An agricultural technique that helps developing countries is Techno-Agriculture Innovation for Poverty Alleviation, or TIPA. This technique invites some 100 farmers to unite as part of a cooperative, easing the challenges each farmer faces in managing his/her plot. After Israel introduced this technique in South Africa, the system enabled farmers who were otherwise dependent upon sporadic rainfall to plant crops four times per year. The results were dramatic: agricultural productivity increased 400 percent.

Gaining Israeli expertise on these and other challenges qualified Cousin’s visit as a great success, World Food Program officials report, adding that particularly Rwanda and South Sudan stand to benefit from such innovation, as well as Israel’s neighbors. Such Israeli help already has a history as South Sudan has received assistance from Israel on combating gender-based violence and Rwanda has gotten help from Israel related to solar energy.

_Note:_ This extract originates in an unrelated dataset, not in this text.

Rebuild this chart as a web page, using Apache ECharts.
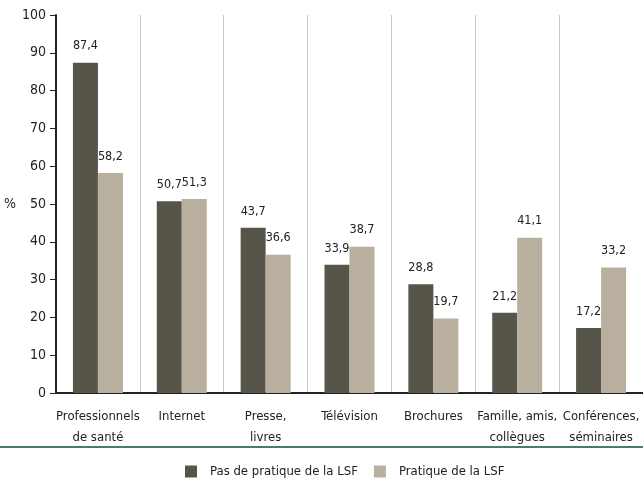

These types of Israeli innovations are what brought Cousin to Israel in the first place. But the World Food Program isn’t the only international body asking for Israel’s expertise, innovation and help. The UN Food and Agricultural Organization (FAO) is also looking to work together. Said its Director-General Jose Graziano da Silva: “This collaboration could contribute to the ongoing efforts to sustainably improve productivity of small-scale producers.”